For interactive use, people want time-saving help and they want more "intelligence" from the tool like run-time hiding, robustness to inputs, and very little typing information.
For library use, developers typically want more clarity and less "magic" (where "magic" is a bit in the eye of the beholder in terms of what they are used to). In my experience, developers want type information, quick errors when inputs are wrong rather than robustness, and more exposure of run-time details they can take advantage of for speed.
For Python, we have both use-cases interweaving all the time. In practice, in my view, that means there are always at least 2 API categories: One that is more dev-centric and another that is more user-centric. For clarity, and now that packaging is in a better situation, two libraries are often more effective than one.
So, as we think about APIs, I agree in eventually separating them into at least 2 categories. But, I recommend we do that only as it becomes clear we need to because of different spec requirements for the different APIs that the data tell us are in regular use.
The low-level question is better discussed in the other thread maybe, but the question about how to write / think about iterative algorithms is somewhat separate to me. If people think it's possible to write this without knowing what triggers a compute in a lazy graph, I'm happy to be convinced, I just have a hard time wrapping my head around it.
Yes I think you're right, iterative algorithms are a bit out of the scope of this discussion - you can't just make those lazy. That mainly applies to a subset of array-based code typically written by library authors though; most end user code for both arrays and dataframes, and a good amount of library code as well, can be lazy just fine (otherwise Dask wouldn't get away with just copying the NumPy and Pandas APIs for example).
Hm saying iterative algorithms are out of scope bascially means most downstream libraries for numpy are out of scope, right? So you're basically saying any machine learning stuff is out of scope. If that's the framing that people want, I guess that's fine. Everybody just needs to be aware that this means sklearn is completely out, any probabilistic modelling and forecasting is out, any optimization, portfolios and planning etc...
So it seems like we want to hit a sweet spot with this proposal to enable lazy usage, but also support existing users who write their algorithms imperatively. And along @teoliphant's point about multiple APIs, a high and a low level one, it might make sense for the high level one to try to mirror almost exactly some subset of NumPy's semantics and the lower level one to expose some more functional primitives, to enable higher performance lazy usage.
If people think it's possible to write this without knowing what triggers a compute in a lazy graph, I'm happy to be convinced, I just have a hard time wrapping my head around it.

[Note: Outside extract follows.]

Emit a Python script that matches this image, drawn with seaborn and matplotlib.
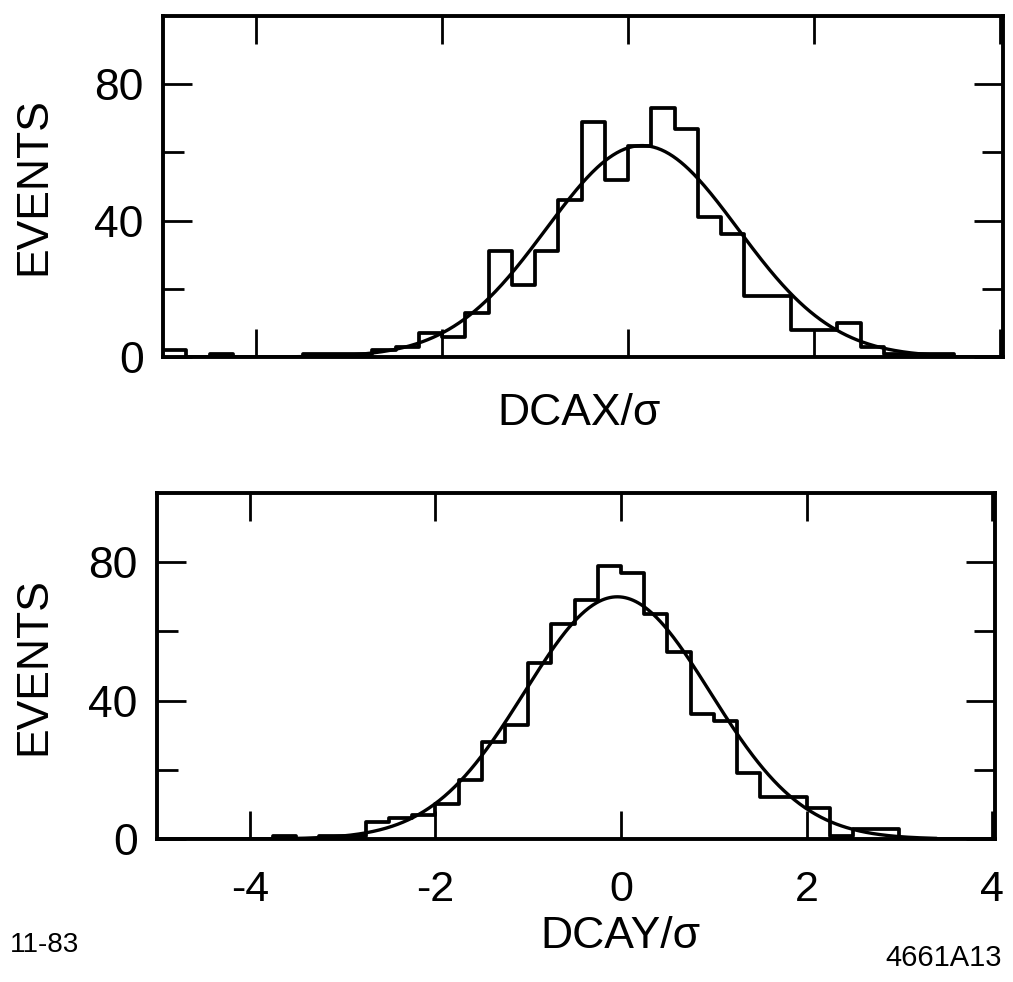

@amueller IMHO this is implicitly defined by Python, if we assume that users of this API will be evaluating it under a default Python interpreter, not through a tool like Numba or Pythron, which seems like a reasonable assumption. Any builtin dunder methods that must return Python types have to be "eager", i.e. __len__, __bool__, __iter__... Which means if you have a lazy implementation any of those methods need to actually do enough computation to return an accurate result. If they do that, then you are free to continue using the non-functional algorithms you listed in sklearn on lazy backends, they just would end up evaluating quite a lot. There are some other methods, like __str__ or __repr__, that might not be specified in the standard, which means that lazy backends wouldn't have to evaluate on those if they did not want to.
If there are functional ways of representing the iterative algorithms present in the array APIs we settle on, it might then be feasible for sklearn to move to them if they wanted a backend to able to more holistically compile the algorithm, but they wouldn't be forced to.
Honestly, I have a hard time even conceptualizing an iterative algorithm that uses lazy evaluation.
Forcing all users to switch to fully lazy versions of iterative algorithms is definitely out of scope for this group, but I did want to highlight some prior work here: https://futhark-lang.org/ https://www.acceleratehs.org/index.html. Also see the work Google is doing in autograph, to convert Python code in imperative forms into a functional XLA graph.("AUTOGRAPH: IMPERATIVE-STYLE CODING WITH GRAPH-BASED PERFORMANCE"):
Stella Laurenzo, who is at Google, is also working along this line, trying to see how to build a Python frontend for a NumPy MLIR dialect("npcomp - An aspirational MLIR based numpy compiler").
To take a step back, what we need is a way for users to express what they want (in this case sklearn) and for the backend/implementation to execute that in a way that makes sense for them. The "issue" is that the way users want to express things is through iterative algorithms using Python's built in control flow. So from a high level, either that means a) stop relying on Python's control flow and express everything in functional form in the DSL of the library (how TF worked before autograph, more similar to Futhark or Accelerate, but embed a DSL embedded Python) or b) find ways to translate Python's control flow into a form that the backend can control (numba or autograph), so that users can continue using Python control flow but have it be performant. Cython is a shortcut around option b) that works for a particular backend.
But at the moment, as I said above, I think we can avoid making that choice here, if we support an outlet valve/fallback to support the existing APIs that allow imperative execution.
So what you're saying is that the user/library should have some control over whether something is evaluated lazily, which I think would be the easiest solution for supporting iterative algorithms, but which seemed to go against what @devin-petersohn was imagining, I think.
I don't have a strong opinion (or expertise) to come up with solutions here, I just wanted to bring up the importance of iterative algorithms in my part of the data science world and that I'm not sure how that would relate to lazy evaluation.
It sounds to me like we do need to make some choice here on how much control the user has.
.... so that users can continue using Python control flow but have it be performant.
Like you said, that's definitely out of scope. This is a really hard problem where all solutions involve compilers and are immature for the foreseeable future. For a standard or even simply adoption in something like scikit-learn, we're talking many years (if ever).
It sounds to me like we do need to make some choice here on how much control the user has.
I think very little or nothing is needed in the API here. It just doesn't apply to iterative algorithms - those are all in Cython/C/C++/Fortran.